Chinese, Americans… And officials of different levels. I missed Poroshenko, but I saw Arestovych. This is me now, clean and combed. And then I was in a down jacket smelly from the basement life, in glass-beaten boots. Everyone is pulling him to take a picture. I took Arestovych aside, nodded at the house, and asked: “What do we do with this?” He tried to hug me and answered: “We will rebuild everything, we will help you”. And what good are his hugs to me? Something has to be done soon. Summer will pass very quickly. For most residents, this is the only home. And because of the hole in the house, the heating pipes can burst with the first frost. Perhaps, we should contact the Mayor, Vladislav Atroshenko and ask him what to do.
We are walking together with Olena to the damaged floors. The wind whistles through the broken apartments. Things that did not fall to the ground are damaged and cut with shards. There is a pink women’s sneaker on the bed on the 14th floor. Another one is downstairs near the basement.
– And how many documents I collected in the yard after the explosion. I found the neighbour’s passport behind the pharmacy on Chornovil street. But the safe – look, they made it well. It was not knocked out of the apartment – she points to the destroyed wall with the safe intact.
– How many people were sheltered in the basement?
– We never counted, but a lot.
– You didn’t quarrel with each other?
– There was no time. The permanent residents divided the duties: chopping wood, cooking, washing dishes, etc.
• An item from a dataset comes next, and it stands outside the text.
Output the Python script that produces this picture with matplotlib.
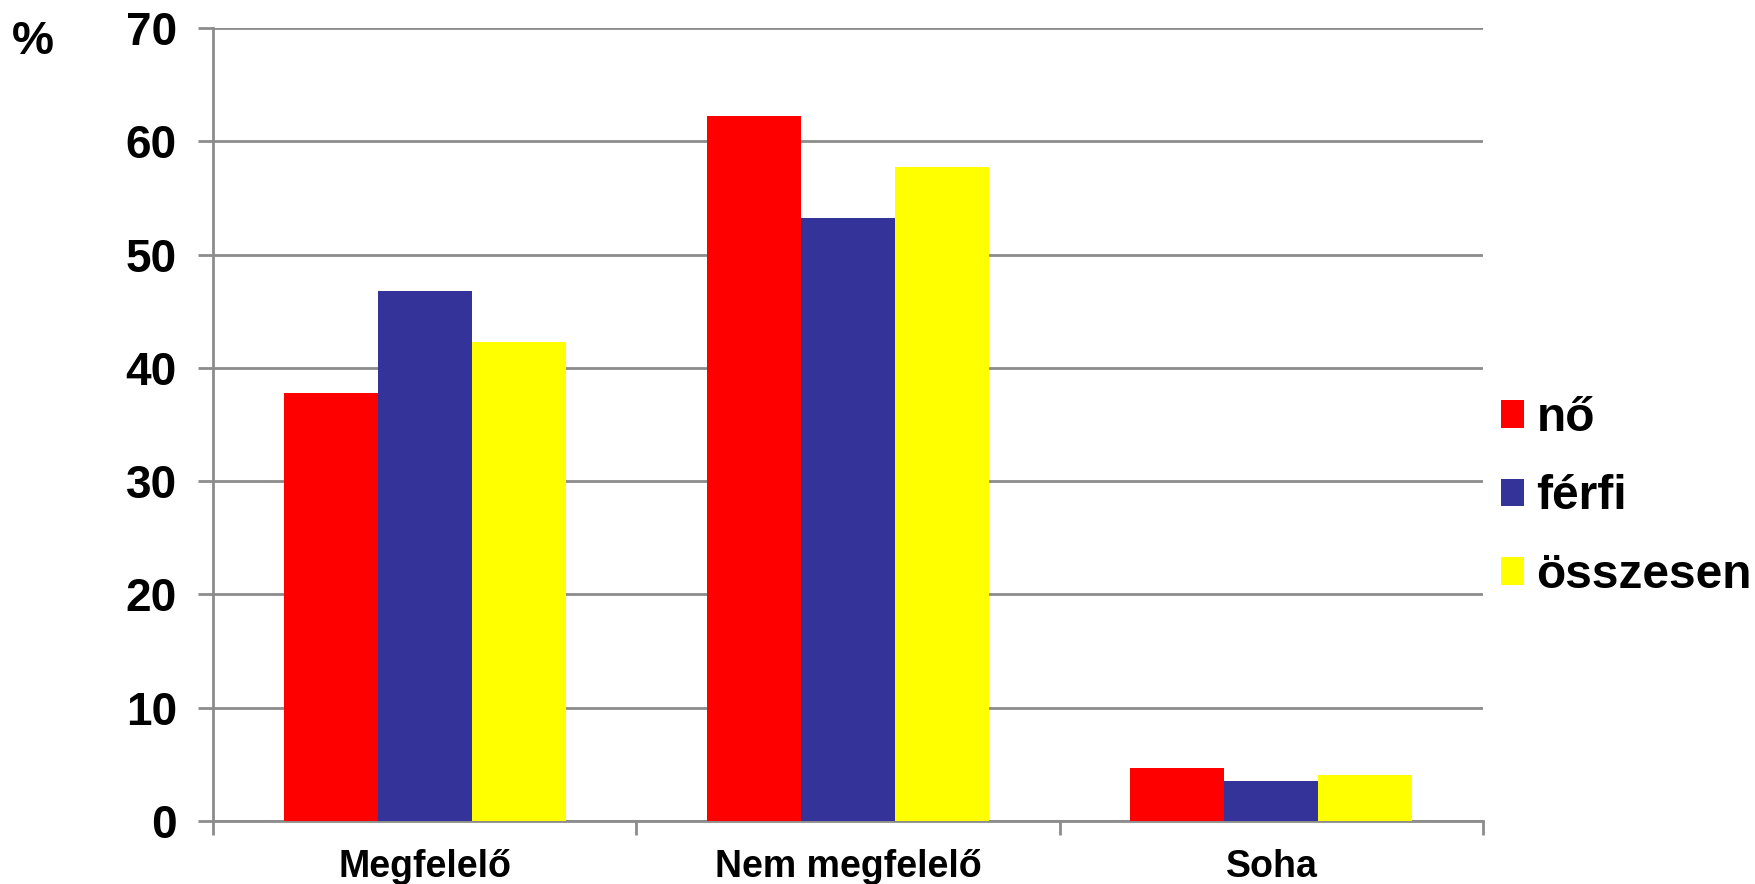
import matplotlib
matplotlib.use("Agg")
import matplotlib.pyplot as plt
import numpy as np
from matplotlib.patches import Patch

categories = ["Megfelelő", "Nem megfelelő", "Soha"]
series_names = ["nő", "férfi", "összesen"]
no_values = [37.8, 62.2, 4.7]
ferfi_values = [46.8, 53.2, 3.5]
osszesen_values = [42.3, 57.7, 4.1]
y_ticks = [0, 10, 20, 30, 40, 50, 60, 70]

colors = ["#FF0000", "#333399", "#FFFF00"]
series = [no_values, ferfi_values, osszesen_values]

plt.rcParams["font.family"] = ["Liberation Sans", "DejaVu Sans"]
plt.rcParams["font.weight"] = "bold"

fig = plt.figure(figsize=(17.56, 8.84), dpi=100)
ax = fig.add_axes([0.1213, 0.0713, 0.7233, 0.8970])

x = np.arange(len(categories))
bw = 0.222
for i, (vals, col) in enumerate(zip(series, colors)):
    ax.bar(x + (i - 1) * bw, vals, width=bw, color=col, edgecolor="none",
           zorder=3, label=series_names[i])

ax.set_xlim(-0.5, 2.5)
ax.set_ylim(0, 70)
ax.set_yticks(y_ticks)
ax.set_yticklabels([str(t) for t in y_ticks], fontsize=33, fontweight="bold")
ax.yaxis.grid(True, color="#8c8c8c", linewidth=2, zorder=0)
ax.set_axisbelow(True)

# category labels centred, ticks at category boundaries
ax.set_xticks([-0.5, 0.5, 1.5, 2.5])
ax.set_xticklabels([])
ax.set_xticks(x, minor=True)
ax.set_xticklabels(categories, minor=True, fontsize=27, fontweight="bold")
ax.tick_params(axis="x", which="minor", length=0, pad=20)
ax.tick_params(axis="x", which="major", length=10, width=2, color="#8c8c8c")
ax.tick_params(axis="y", length=11, width=2, color="#8c8c8c", pad=15)

for side in ["top", "right"]:
    ax.spines[side].set_visible(False)
for side in ["left", "bottom"]:
    ax.spines[side].set_color("#8c8c8c")
    ax.spines[side].set_linewidth(2)

fig.text(0.007, 0.953, "%", fontsize=34, fontweight="bold", ha="left", va="center")

handles = [Patch(facecolor=c, edgecolor="none") for c in colors]
fig.legend(handles, series_names, loc="center left",
           bbox_to_anchor=(0.8545, 0.4378), frameon=False,
           prop={"size": 34.5, "weight": "bold"},
           handlelength=0.5, handleheight=0.5, handletextpad=0.25,
           labelspacing=0.7, borderpad=0, borderaxespad=0)

fig.savefig("out.png", dpi=100)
“My insides all jumped up in me.”
– On March 3, we were in the common corridor on the 11th floor when the air alarm sounded. There are monolithic walls and no windows here”, Alla Kalyuzhna said. “I was sitting on a chair near the fire hydrant. My husband and son, with my daughter-in-law, were nearby. Bang – and an explosion! My insides all jumped up in me. But I held on to the chair. Everything around was grey, covered with a layer of dust. The shock wave knocked out the neighbour’s door. A few minutes of silence passed, and the neighbour asked: “Is everyone alive?” “Alive, alive, alive,” the roll call on the floor began. My husband and I started looking for our pet cat Marsik. We found him in the room under the table. He is a purebred cat and trained to go to the toilet.
At the time of the explosion, there were 12 people on the floor. The doors of all the elevators were blown off. Guys from the rescue unit came up to our floor. Where the doors were closed, they broke them and searched for people.
The next night we spent in our basement. In the afternoon, a friend invited us to his basement on Lyotna Street. We stayed there until March 17. During the last few days, there were a lot of close calls with shells there. We could not stand it anymore and went to our relatives in Vinnytsia. We stayed for two weeks, and as soon as the bypass road was opened, we decided to return to my home village, Lisky, in the former Minsky district. It was too cold for us to stay in the apartment, with three degrees above zero.
– Alla, have you already calculated how much the consequences of the air strike would cost you?
– It’s already 89 thousand hryvnias only for the windows. We had big, panoramic windows.